Guidance scale
How to use guidance scale in Stable Diffusion.
Last updated
How to use guidance scale in Stable Diffusion.
Last updated
The Guidance Scale, also known as CFG - classifier free guidance is a parameter that controls how much the image generation process follows the text prompt. Increasing this parameter results in images that adhere more closely to the input text.
It's important to note that setting the value to maximum is not always the optimal approach. This is because the generation process can become less diverse and of lower quality as the guidance scale increases.
You may see this for yourself by checking at the sample images below, which displays various generations of "a swimming cat under the water" with different guidance values.
Observe its behavior at different points; when the guidance scale value is set to 1, the text prompt is completely ignored. When the scale is set to its maximum value of 28, on the other hand, the prompts are strictly followed, but with the worst image quality. Typically, the most creative and artistic outcomes are obtained at a CFG scale of 7.

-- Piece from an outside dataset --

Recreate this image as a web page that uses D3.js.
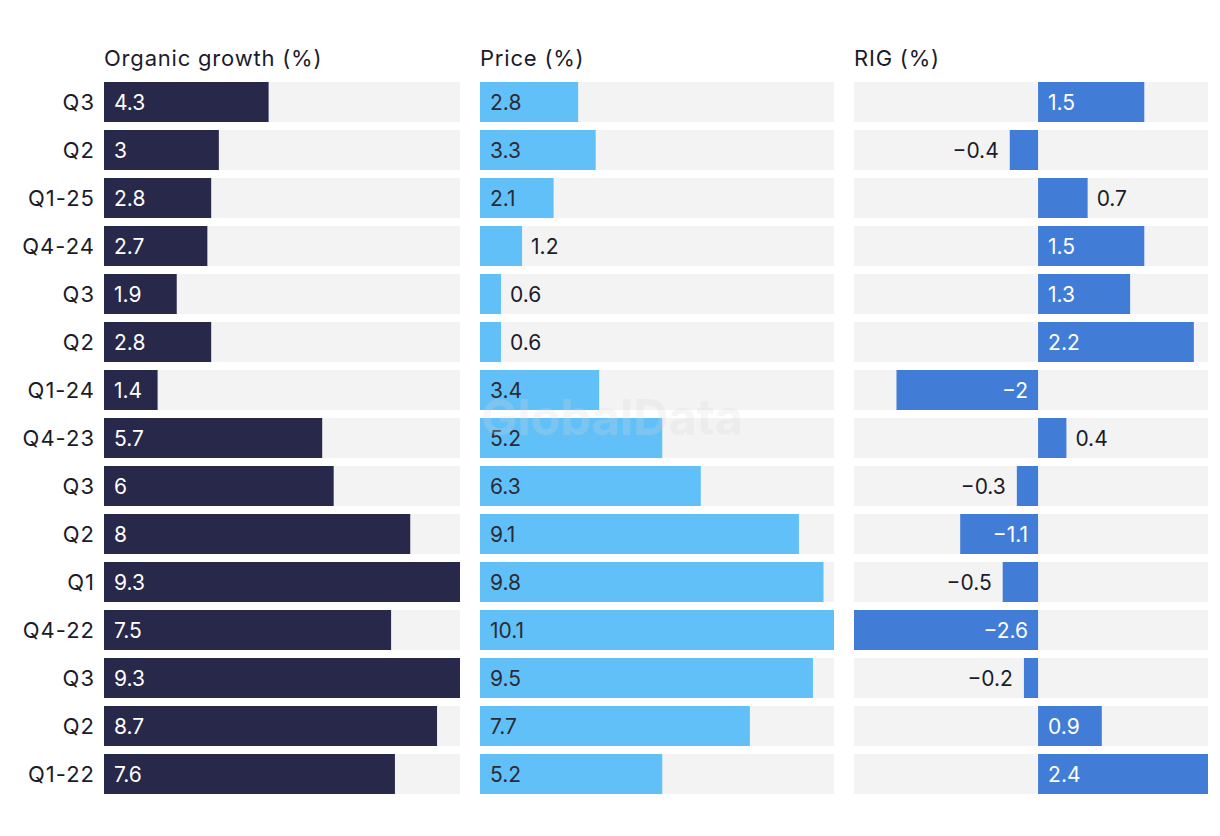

The suitable CFG value is determined by your desired outcomes as well as the complexity of the text prompt. It's always a good idea to have trials with different scales to determine if more creative or strictly adhering to the prompt outcomes are better for your purpose.
The illustrations below are an example of generating images with complex text prompt:
A city in the future, hyperdetailed, volumetric lighting, landscape photography by Marc Adamus, Cinematic lighting, 8k, diminishing scale view
The prompt in this case has more words, and increasing the guidance scale makes the prompt's details more visible in the resulting images. For instance, when the guidance scale is set to 7, the image shows a less developed cityscape with shorter, older buildings and less futuristic architecture.
In contrast, when the guidance scale is set to a higher level, such as 17, the cityscape appears more advanced and technologically sophisticated. The streets are wider, with less pedestrian traffic and more advanced transportation, while the buildings are taller, sleeker, and more modern.
To generate images with more of the prompt's tiny details, it's recommended to start with a higher guidance scale between 12 and 19.